TASK REQUIREMENTS
Skip every picture and transcribe the remaining material exactly.
______
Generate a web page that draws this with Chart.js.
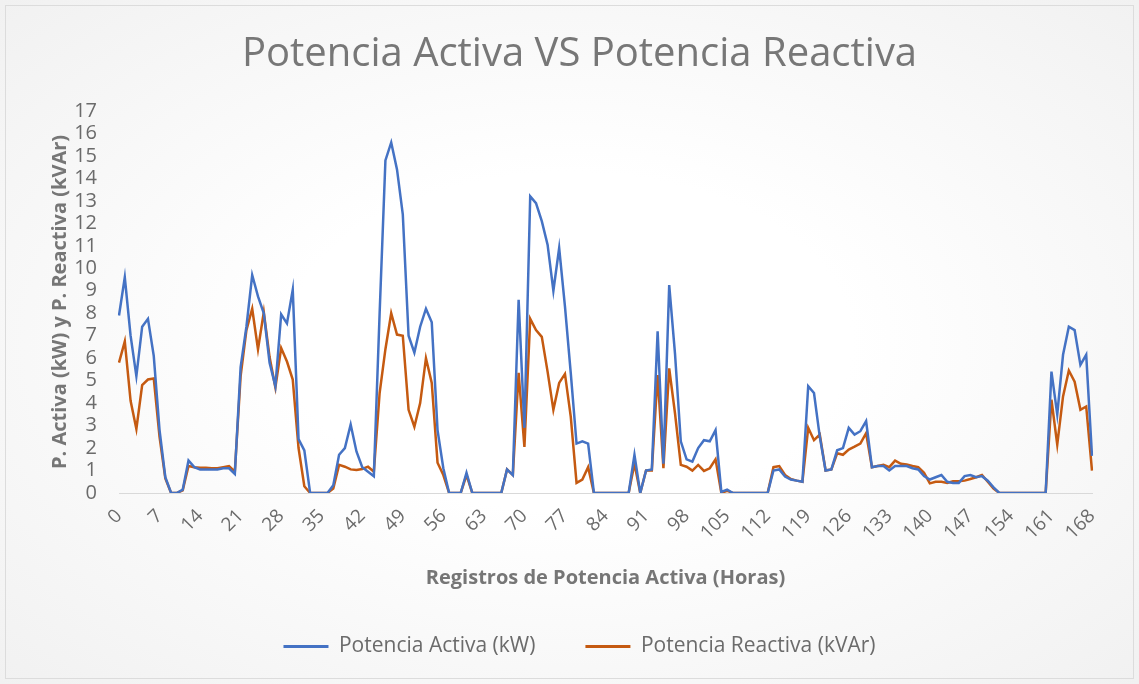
<!DOCTYPE html>
<html lang="es">
<head>
    <meta charset="UTF-8">
    <title>Potencia Activa VS Potencia Reactiva</title>
    <script src="https://cdn.jsdelivr.net/npm/chart.js@4.4.1/dist/chart.umd.min.js"></script>
    <style>
        body { margin: 0; background: #ffffff; }
        #wrap { position: relative; width: 1139px; height: 684px; }
        #myChart { display: block; background: radial-gradient(ellipse at center, #ffffff 35%, #f1f1f1 100%); }
        #frame { position: absolute; left: 5px; top: 5px; right: 5px; bottom: 5px; border: 1px solid #dcdcdc; pointer-events: none; }
    </style>
</head>
<body>
<div id="wrap">
    <canvas id="myChart" width="1139" height="684"></canvas>
    <div id="frame"></div>
</div>

<script>
// horas 0..168
const horas = Array.from({ length: 169 }, (_, i) => i);
// etiquetas que se muestran en el eje x
const xTicks = [0, 7, 14, 21, 28, 35, 42, 49, 56, 63, 70, 77, 84, 91, 98, 105, 112, 119, 126, 133, 140, 147, 154, 161, 168];

// Potencia Activa (kW)
const activa = [
    7.9, 9.6, 7.0, 5.2, 7.4, 7.75, 6.1, 2.8, 0.7, 0, 0, 0.15, 1.45, 1.15,
    1.05, 1.05, 1.05, 1.05, 1.1, 1.1, 0.85, 5.6, 7.4, 9.7, 8.75, 8.0, 5.8, 4.75,
    7.95, 7.55, 9.05, 2.4, 1.9, 0, 0, 0, 0, 0.35, 1.7, 2.0, 3.05, 1.85,
    1.15, 0.95, 0.75, 8.0, 14.8, 15.6, 14.4, 12.4, 7.0, 6.25, 7.4, 8.2, 7.6, 2.8,
    1.1, 0, 0, 0, 0.9, 0, 0, 0, 0, 0, 0, 1.05, 0.8, 8.6,
    2.9, 13.2, 12.9, 12.1, 11.05, 9.0, 10.9, 8.3, 5.35, 2.2, 2.3, 2.2, 0, 0,
    0, 0, 0, 0, 0, 1.7, 0, 1.0, 1.05, 7.2, 1.3, 9.25, 6.2, 2.3,
    1.5, 1.4, 2.0, 2.35, 2.3, 2.8, 0.05, 0.15, 0, 0, 0, 0, 0, 0,
    0, 1.0, 1.05, 0.73, 0.6, 0.55, 0.5, 4.75, 4.45, 2.5, 1.0, 1.05, 1.9, 2.0,
    2.9, 2.6, 2.75, 3.2, 1.15, 1.2, 1.2, 1.0, 1.2, 1.2, 1.2, 1.1, 1.05, 0.75,
    0.6, 0.7, 0.8, 0.5, 0.45, 0.45, 0.75, 0.8, 0.7, 0.75, 0.55, 0.25, 0, 0,
    0, 0, 0, 0, 0, 0, 0, 5.4, 3.5, 6.15, 7.4, 7.25, 5.7, 6.15,
    1.65
];

// Potencia Reactiva (kVAr)
const reactiva = [
    5.8, 6.75, 4.1, 2.85, 4.8, 5.05, 5.1, 2.5, 0.65, 0, 0, 0.12, 1.2, 1.15,
    1.12, 1.12, 1.1, 1.1, 1.15, 1.2, 0.95, 5.2, 7.25, 8.2, 6.4, 8.05, 6.05, 4.7,
    6.45, 5.85, 5.05, 2.0, 0.3, 0, 0, 0, 0, 0.2, 1.25, 1.17, 1.05, 1.02,
    1.07, 1.17, 0.95, 4.45, 6.4, 8.0, 7.05, 7.0, 3.7, 2.95, 4.0, 6.0, 4.9, 1.35,
    0.8, 0, 0, 0, 0.8, 0, 0, 0, 0, 0, 0, 1.05, 0.8, 5.35,
    2.05, 7.75, 7.25, 6.95, 5.4, 3.7, 4.9, 5.3, 3.4, 0.45, 0.6, 1.15, 0, 0,
    0, 0, 0, 0, 0, 1.3, 0, 1.0, 1.0, 5.25, 1.1, 5.55, 3.55, 1.25,
    1.17, 1.0, 1.25, 0.98, 1.1, 1.5, 0, 0.1, 0, 0, 0, 0, 0, 0,
    0, 1.15, 1.2, 0.8, 0.62, 0.55, 0.5, 2.9, 2.35, 2.6, 1.0, 1.05, 1.77, 1.7,
    1.93, 2.06, 2.2, 2.66, 1.15, 1.2, 1.25, 1.15, 1.44, 1.3, 1.27, 1.2, 1.15, 0.9,
    0.43, 0.5, 0.5, 0.45, 0.52, 0.52, 0.55, 0.62, 0.7, 0.8, 0.5, 0.2, 0, 0,
    0, 0, 0, 0, 0, 0, 0, 4.15, 2.15, 4.3, 5.45, 4.95, 3.7, 3.85,
    1.0
];

Chart.defaults.font.family = "'Open Sans', sans-serif";
Chart.defaults.color = '#6b6b6b';

const ctx = document.getElementById('myChart').getContext('2d');
const myChart = new Chart(ctx, {
    type: 'line',
    data: {
        labels: horas,
        datasets: [{
            label: 'Potencia Activa (kW)',
            data: activa,
            borderColor: '#4472C4',
            backgroundColor: '#4472C4',
            borderWidth: 2.5,
            pointRadius: 0,
            tension: 0,
            fill: false
        }, {
            label: 'Potencia Reactiva (kVAr)',
            data: reactiva,
            borderColor: '#C55A11',
            backgroundColor: '#C55A11',
            borderWidth: 2.5,
            pointRadius: 0,
            tension: 0,
            fill: false
        }]
    },
    options: {
        responsive: false,
        animation: false,
        devicePixelRatio: 1,
        layout: { padding: { top: 10, left: 20, right: 0, bottom: 18 } },
        plugins: {
            title: {
                display: true,
                text: 'Potencia Activa VS Potencia Reactiva',
                color: '#777777',
                font: { size: 40, weight: 'normal' },
                padding: { top: 21, bottom: 32 }
            },
            legend: {
                position: 'bottom',
                maxHeight: 80,
                labels: {
                    boxWidth: 45,
                    boxHeight: 3,
                    padding: 50,
                    color: '#6b6b6b',
                    font: { size: 21 },
                    generateLabels: function (chart) {
                        const items = Chart.defaults.plugins.legend.labels.generateLabels(chart);
                        items.forEach(function (it) { it.lineWidth = 0; });
                        return items;
                    }
                }
            },
            tooltip: { enabled: false }
        },
        scales: {
            x: {
                grid: { display: false, drawTicks: false },
                border: { display: true, color: '#d9d9d9', width: 1 },
                ticks: {
                    autoSkip: false,
                    minRotation: 45,
                    maxRotation: 45,
                    padding: 12,
                    color: '#6b6b6b',
                    font: { size: 19 },
                    callback: function (val) {
                        const h = horas[val];
                        return xTicks.includes(h) ? String(h) : '';
                    }
                },
                title: {
                    display: true,
                    text: 'Registros de Potencia Activa (Horas)',
                    color: '#767676',
                    font: { size: 20, weight: 'bold', lineHeight: 0.8 },
                    padding: 0
                },
                afterFit: function (scale) { scale.height = 93; }
            },
            y: {
                min: 0,
                max: 17,
                grid: { display: false, drawTicks: false },
                border: { display: false },
                ticks: {
                    stepSize: 1,
                    autoSkip: false,
                    padding: 22,
                    color: '#6b6b6b',
                    font: { size: 20 }
                },
                title: {
                    display: true,
                    text: 'P. Activa (kW) y P. Reactiva (kVAr)',
                    color: '#767676',
                    font: { size: 20, weight: 'bold' },
                    padding: { top: 28, bottom: 0 }
                },
                afterFit: function (scale) { scale.width = 99; }
            },
            // eje vacio a la derecha, solo para dejar el margen
            y2: {
                position: 'right',
                grid: { display: false },
                border: { display: false },
                ticks: { display: false },
                afterFit: function (scale) { scale.width = 47; }
            }
        }
    }
});
</script>
</body>
</html>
______
RESULT OF THIS TASK
Generate a web page that draws this with Chart.js.
<!DOCTYPE html>
<html lang="es">
<head>
    <meta charset="UTF-8">
    <title>Potencia Activa VS Potencia Reactiva</title>
    <script src="https://cdn.jsdelivr.net/npm/chart.js@4.4.1/dist/chart.umd.min.js"></script>
    <style>
        body { margin: 0; background: #ffffff; }
        #wrap { position: relative; width: 1139px; height: 684px; }
        #myChart { display: block; background: radial-gradient(ellipse at center, #ffffff 35%, #f1f1f1 100%); }
        #frame { position: absolute; left: 5px; top: 5px; right: 5px; bottom: 5px; border: 1px solid #dcdcdc; pointer-events: none; }
    </style>
</head>
<body>
<div id="wrap">
    <canvas id="myChart" width="1139" height="684"></canvas>
    <div id="frame"></div>
</div>

<script>
// horas 0..168
const horas = Array.from({ length: 169 }, (_, i) => i);
// etiquetas que se muestran en el eje x
const xTicks = [0, 7, 14, 21, 28, 35, 42, 49, 56, 63, 70, 77, 84, 91, 98, 105, 112, 119, 126, 133, 140, 147, 154, 161, 168];

// Potencia Activa (kW)
const activa = [
    7.9, 9.6, 7.0, 5.2, 7.4, 7.75, 6.1, 2.8, 0.7, 0, 0, 0.15, 1.45, 1.15,
    1.05, 1.05, 1.05, 1.05, 1.1, 1.1, 0.85, 5.6, 7.4, 9.7, 8.75, 8.0, 5.8, 4.75,
    7.95, 7.55, 9.05, 2.4, 1.9, 0, 0, 0, 0, 0.35, 1.7, 2.0, 3.05, 1.85,
    1.15, 0.95, 0.75, 8.0, 14.8, 15.6, 14.4, 12.4, 7.0, 6.25, 7.4, 8.2, 7.6, 2.8,
    1.1, 0, 0, 0, 0.9, 0, 0, 0, 0, 0, 0, 1.05, 0.8, 8.6,
    2.9, 13.2, 12.9, 12.1, 11.05, 9.0, 10.9, 8.3, 5.35, 2.2, 2.3, 2.2, 0, 0,
    0, 0, 0, 0, 0, 1.7, 0, 1.0, 1.05, 7.2, 1.3, 9.25, 6.2, 2.3,
    1.5, 1.4, 2.0, 2.35, 2.3, 2.8, 0.05, 0.15, 0, 0, 0, 0, 0, 0,
    0, 1.0, 1.05, 0.73, 0.6, 0.55, 0.5, 4.75, 4.45, 2.5, 1.0, 1.05, 1.9, 2.0,
    2.9, 2.6, 2.75, 3.2, 1.15, 1.2, 1.2, 1.0, 1.2, 1.2, 1.2, 1.1, 1.05, 0.75,
    0.6, 0.7, 0.8, 0.5, 0.45, 0.45, 0.75, 0.8, 0.7, 0.75, 0.55, 0.25, 0, 0,
    0, 0, 0, 0, 0, 0, 0, 5.4, 3.5, 6.15, 7.4, 7.25, 5.7, 6.15,
    1.65
];

// Potencia Reactiva (kVAr)
const reactiva = [
    5.8, 6.75, 4.1, 2.85, 4.8, 5.05, 5.1, 2.5, 0.65, 0, 0, 0.12, 1.2, 1.15,
    1.12, 1.12, 1.1, 1.1, 1.15, 1.2, 0.95, 5.2, 7.25, 8.2, 6.4, 8.05, 6.05, 4.7,
    6.45, 5.85, 5.05, 2.0, 0.3, 0, 0, 0, 0, 0.2, 1.25, 1.17, 1.05, 1.02,
    1.07, 1.17, 0.95, 4.45, 6.4, 8.0, 7.05, 7.0, 3.7, 2.95, 4.0, 6.0, 4.9, 1.35,
    0.8, 0, 0, 0, 0.8, 0, 0, 0, 0, 0, 0, 1.05, 0.8, 5.35,
    2.05, 7.75, 7.25, 6.95, 5.4, 3.7, 4.9, 5.3, 3.4, 0.45, 0.6, 1.15, 0, 0,
    0, 0, 0, 0, 0, 1.3, 0, 1.0, 1.0, 5.25, 1.1, 5.55, 3.55, 1.25,
    1.17, 1.0, 1.25, 0.98, 1.1, 1.5, 0, 0.1, 0, 0, 0, 0, 0, 0,
    0, 1.15, 1.2, 0.8, 0.62, 0.55, 0.5, 2.9, 2.35, 2.6, 1.0, 1.05, 1.77, 1.7,
    1.93, 2.06, 2.2, 2.66, 1.15, 1.2, 1.25, 1.15, 1.44, 1.3, 1.27, 1.2, 1.15, 0.9,
    0.43, 0.5, 0.5, 0.45, 0.52, 0.52, 0.55, 0.62, 0.7, 0.8, 0.5, 0.2, 0, 0,
    0, 0, 0, 0, 0, 0, 0, 4.15, 2.15, 4.3, 5.45, 4.95, 3.7, 3.85,
    1.0
];

Chart.defaults.font.family = "'Open Sans', sans-serif";
Chart.defaults.color = '#6b6b6b';

const ctx = document.getElementById('myChart').getContext('2d');
const myChart = new Chart(ctx, {
    type: 'line',
    data: {
        labels: horas,
        datasets: [{
            label: 'Potencia Activa (kW)',
            data: activa,
            borderColor: '#4472C4',
            backgroundColor: '#4472C4',
            borderWidth: 2.5,
            pointRadius: 0,
            tension: 0,
            fill: false
        }, {
            label: 'Potencia Reactiva (kVAr)',
            data: reactiva,
            borderColor: '#C55A11',
            backgroundColor: '#C55A11',
            borderWidth: 2.5,
            pointRadius: 0,
            tension: 0,
            fill: false
        }]
    },
    options: {
        responsive: false,
        animation: false,
        devicePixelRatio: 1,
        layout: { padding: { top: 10, left: 20, right: 0, bottom: 18 } },
        plugins: {
            title: {
                display: true,
                text: 'Potencia Activa VS Potencia Reactiva',
                color: '#777777',
                font: { size: 40, weight: 'normal' },
                padding: { top: 21, bottom: 32 }
            },
            legend: {
                position: 'bottom',
                maxHeight: 80,
                labels: {
                    boxWidth: 45,
                    boxHeight: 3,
                    padding: 50,
                    color: '#6b6b6b',
                    font: { size: 21 },
                    generateLabels: function (chart) {
                        const items = Chart.defaults.plugins.legend.labels.generateLabels(chart);
                        items.forEach(function (it) { it.lineWidth = 0; });
                        return items;
                    }
                }
            },
            tooltip: { enabled: false }
        },
        scales: {
            x: {
                grid: { display: false, drawTicks: false },
                border: { display: true, color: '#d9d9d9', width: 1 },
                ticks: {
                    autoSkip: false,
                    minRotation: 45,
                    maxRotation: 45,
                    padding: 12,
                    color: '#6b6b6b',
                    font: { size: 19 },
                    callback: function (val) {
                        const h = horas[val];
                        return xTicks.includes(h) ? String(h) : '';
                    }
                },
                title: {
                    display: true,
                    text: 'Registros de Potencia Activa (Horas)',
                    color: '#767676',
                    font: { size: 20, weight: 'bold', lineHeight: 0.8 },
                    padding: 0
                },
                afterFit: function (scale) { scale.height = 93; }
            },
            y: {
                min: 0,
                max: 17,
                grid: { display: false, drawTicks: false },
                border: { display: false },
                ticks: {
                    stepSize: 1,
                    autoSkip: false,
                    padding: 22,
                    color: '#6b6b6b',
                    font: { size: 20 }
                },
                title: {
                    display: true,
                    text: 'P. Activa (kW) y P. Reactiva (kVAr)',
                    color: '#767676',
                    font: { size: 20, weight: 'bold' },
                    padding: { top: 28, bottom: 0 }
                },
                afterFit: function (scale) { scale.width = 99; }
            },
            // eje vacio a la derecha, solo para dejar el margen
            y2: {
                position: 'right',
                grid: { display: false },
                border: { display: false },
                ticks: { display: false },
                afterFit: function (scale) { scale.width = 47; }
            }
        }
    }
});
</script>
</body>
</html>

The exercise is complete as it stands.